Effect of varying reflux durations on the physico-chemical and catalytic performance of vanadium phosphate catalysts synthesized via vanadyl hydrogen phosphate sesquihydrate

Abstract

A series of vanadyl pyrophosphate, (VO) 2P 2O 7, catalysts prepared via vanadyl hydrogen phosphate sesquihydrate precursors (VOHPO 4·1.5H 2O) was calcined in a reaction flow of 0.75% n-butane in air mixture at 733 K for 18 h. The precursors have been synthesized by refluxing vanadyl phosphate dihydrate (VOPO 4·2H 2O) with 1-butanol for different lengths of time, i.e. 8, 15 and 24 h, and the produced catalysts were denoted as VPO s-R8, VPO s-R15 and VPO s-R24, respectively. X-ray diffraction (XRD) patterns of the three catalysts showed similar diffraction pattern, comprised of a well-crystallized (VO) 2P 2O 7 phase. Brunauer–Emmett–Teller (BET) surface area measurements showed that VPO s-R24 has the highest specific surface area, i.e. 31 m 2 g −1 followed by 27 m 2 g −1 and 19 m 2 g −1 for VPO s-R15 and VPO s-R8, respectively. Inductively coupled plasma (ICP) analyses indicated that the P/V atomic ratios of these catalysts were in the optimum range in producing (VO) 2P 2O 7 phase. A small increment in the average oxidation number of the vanadium was observed as the precursor reflux duration increased. Scanning electron microscope showed the secondary structures of the catalysts with plate-like crystals in different sizes, which were agglomerated into rosette-shape clusters.

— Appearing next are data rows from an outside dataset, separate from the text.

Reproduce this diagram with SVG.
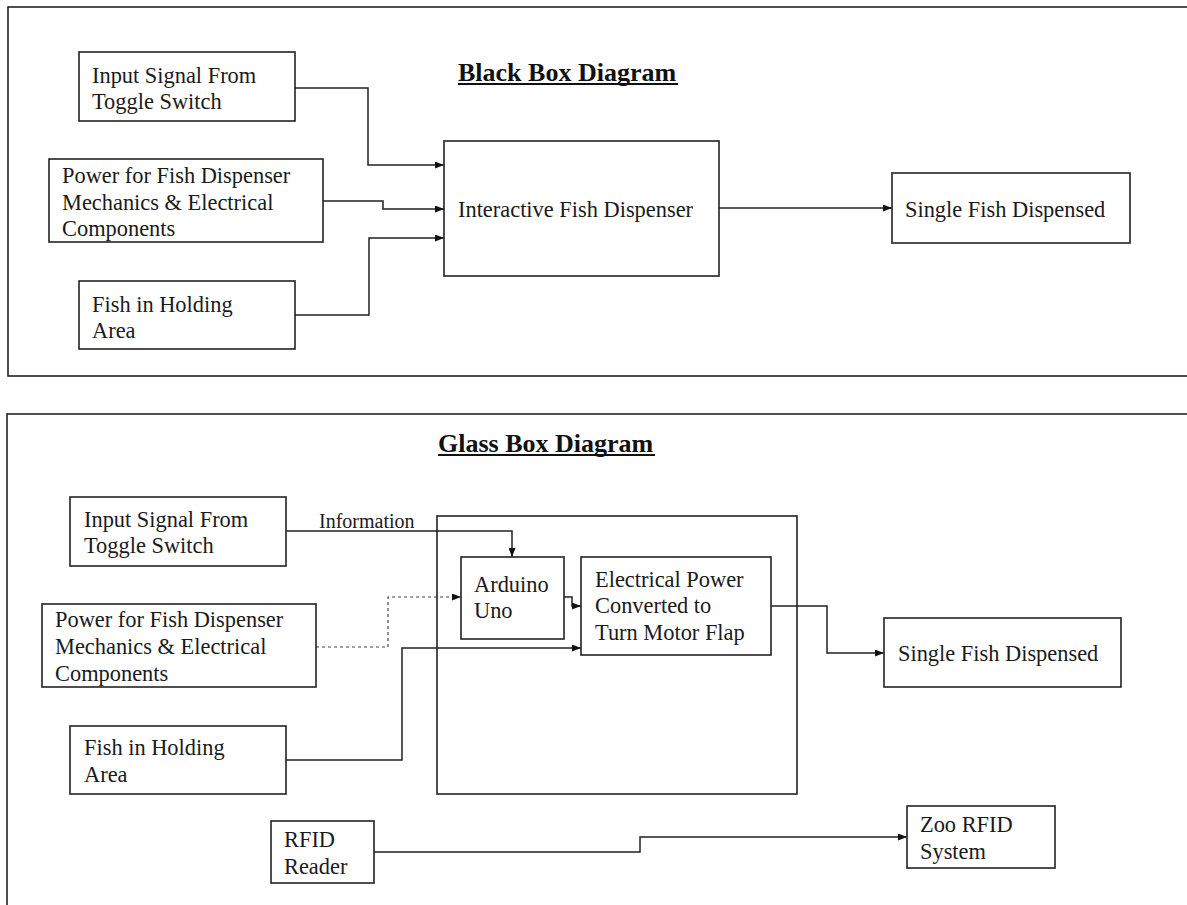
<svg xmlns="http://www.w3.org/2000/svg" width="1187" height="905" viewBox="0 0 1187 905">
<style>
.box{fill:#fff;stroke:#222;stroke-width:1.6}
.frame{fill:none;stroke:#222;stroke-width:1.6}
.t{font-family:"Liberation Serif","Times New Roman",serif;font-size:22.4px;fill:#1a1a1a}
.title{font-family:"Liberation Serif","Times New Roman",serif;font-size:26px;font-weight:bold;fill:#111}
.ul{stroke:#111;stroke-width:1.8}
.c{fill:none;stroke:#222;stroke-width:1.5}
.d{fill:none;stroke:#444;stroke-width:1.2;stroke-dasharray:3 3}
</style>
<defs>
<marker id="ah" viewBox="0 0 9 7" refX="9" refY="3.5" markerWidth="9" markerHeight="7" markerUnits="userSpaceOnUse" orient="auto">
<path d="M0,0 L9,3.5 L0,7 z" fill="#111"/>
</marker>
</defs>
<rect width="1187" height="905" fill="#fff"/>
<g id="frames">
<rect class="frame" x="8" y="7" width="1200" height="369"/>
<rect class="frame" x="7" y="414" width="1200" height="520"/>
</g>
<g id="title-black">
<text class="title" x="458" y="81">Black Box Diagram</text>
<line class="ul" x1="458" y1="84" x2="678" y2="84"/>
</g>
<g id="title-glass">
<text class="title" x="438" y="452">Glass Box Diagram</text>
<line class="ul" x1="438" y1="455" x2="655" y2="455"/>
</g>
<g id="connectors">
<path class="c" d="M295,88 H368 V165 H444" marker-end="url(#ah)"/>
<path class="c" d="M323,201 H383 V209 H444" marker-end="url(#ah)"/>
<path class="c" d="M295,315 H369 V238 H444" marker-end="url(#ah)"/>
<path class="c" d="M719,208 H892" marker-end="url(#ah)"/>
<path class="c" d="M286,531 H512 V557" marker-end="url(#ah)"/>
<path class="d" d="M316,647 H388 V597 H461" marker-end="url(#ah)"/>
<path class="c" d="M286,760 H402 V648 H581" marker-end="url(#ah)"/>
<path class="c" d="M564,597 H572 V606 H581" marker-end="url(#ah)"/>
<path class="c" d="M771,606 H827 V653 H884" marker-end="url(#ah)"/>
<path class="c" d="M374,852 H640 V837 H907" marker-end="url(#ah)"/>
<text class="t" x="319" y="528" style="font-size:20px">Information</text>
</g>
<g id="bb-input">
<rect class="box" x="79" y="52" width="216" height="69"/>
<text class="t" x="92" y="83">Input Signal From</text>
<text class="t" x="92" y="109">Toggle Switch</text>
</g>
<g id="bb-power">
<rect class="box" x="49" y="159" width="274" height="83"/>
<text class="t" x="62" y="183">Power for Fish Dispenser</text>
<text class="t" x="62" y="210">Mechanics &amp; Electrical</text>
<text class="t" x="62" y="236">Components</text>
</g>
<g id="bb-fish">
<rect class="box" x="79" y="281" width="216" height="68"/>
<text class="t" x="92" y="312">Fish in Holding</text>
<text class="t" x="92" y="338">Area</text>
</g>
<g id="bb-dispenser">
<rect class="box" x="444" y="141" width="275" height="135"/>
<text class="t" x="458" y="217">Interactive Fish Dispenser</text>
</g>
<g id="bb-single">
<rect class="box" x="892" y="173" width="238" height="70"/>
<text class="t" x="905" y="217">Single Fish Dispensed</text>
</g>
<g id="gb-input">
<rect class="box" x="70" y="497" width="216" height="69"/>
<text class="t" x="84" y="527">Input Signal From</text>
<text class="t" x="84" y="553">Toggle Switch</text>
</g>
<g id="gb-power">
<rect class="box" x="42" y="604" width="274" height="83"/>
<text class="t" x="55" y="627">Power for Fish Dispenser</text>
<text class="t" x="55" y="654">Mechanics &amp; Electrical</text>
<text class="t" x="55" y="681">Components</text>
</g>
<g id="gb-fish">
<rect class="box" x="70" y="726" width="216" height="68"/>
<text class="t" x="84" y="755">Fish in Holding</text>
<text class="t" x="84" y="782">Area</text>
</g>
<g id="gb-container">
<rect class="frame" x="437" y="516" width="360" height="278"/>
</g>
<g id="gb-arduino">
<rect class="box" x="461" y="557" width="103" height="82"/>
<text class="t" x="474" y="592">Arduino</text>
<text class="t" x="474" y="618">Uno</text>
</g>
<g id="gb-electrical">
<rect class="box" x="581" y="557" width="190" height="98"/>
<text class="t" x="595" y="587">Electrical Power</text>
<text class="t" x="595" y="613">Converted to</text>
<text class="t" x="595" y="640">Turn Motor Flap</text>
</g>
<g id="gb-single">
<rect class="box" x="884" y="618" width="237" height="69"/>
<text class="t" x="898" y="661">Single Fish Dispensed</text>
</g>
<g id="gb-rfid">
<rect class="box" x="271" y="821" width="103" height="62"/>
<text class="t" x="284" y="847">RFID</text>
<text class="t" x="284" y="874">Reader</text>
</g>
<g id="gb-zoo">
<rect class="box" x="907" y="806" width="148" height="62"/>
<text class="t" x="920" y="832">Zoo RFID</text>
<text class="t" x="920" y="859">System</text>
</g>
</svg>
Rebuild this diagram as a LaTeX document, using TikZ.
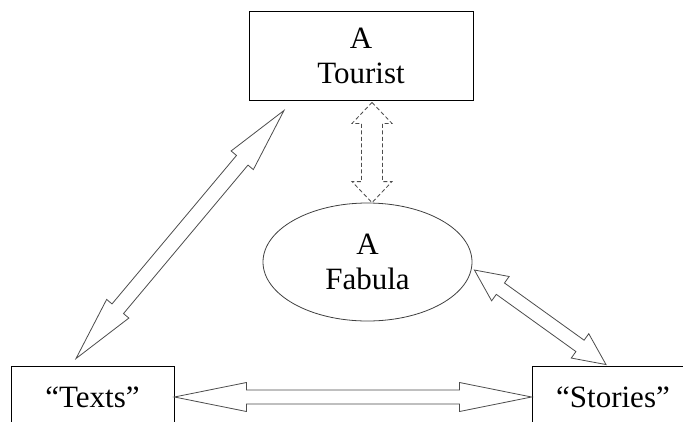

The total amount of oxygen desorbed from the catalysts increased as the precursor reflux duration increased. Temperature-programmed reduction (TPR) in H 2 profiles of all the catalysts gave three reduction peaks. VPO s-R8 gave the highest total amount of oxygen removed from V 5+/V 4+ phase followed by VPO s-R15 and VPO s-R24. Catalytic tests revealed that the catalyst with lower precursor reflux duration exhibited higher selectivity but lower activity and vice versa.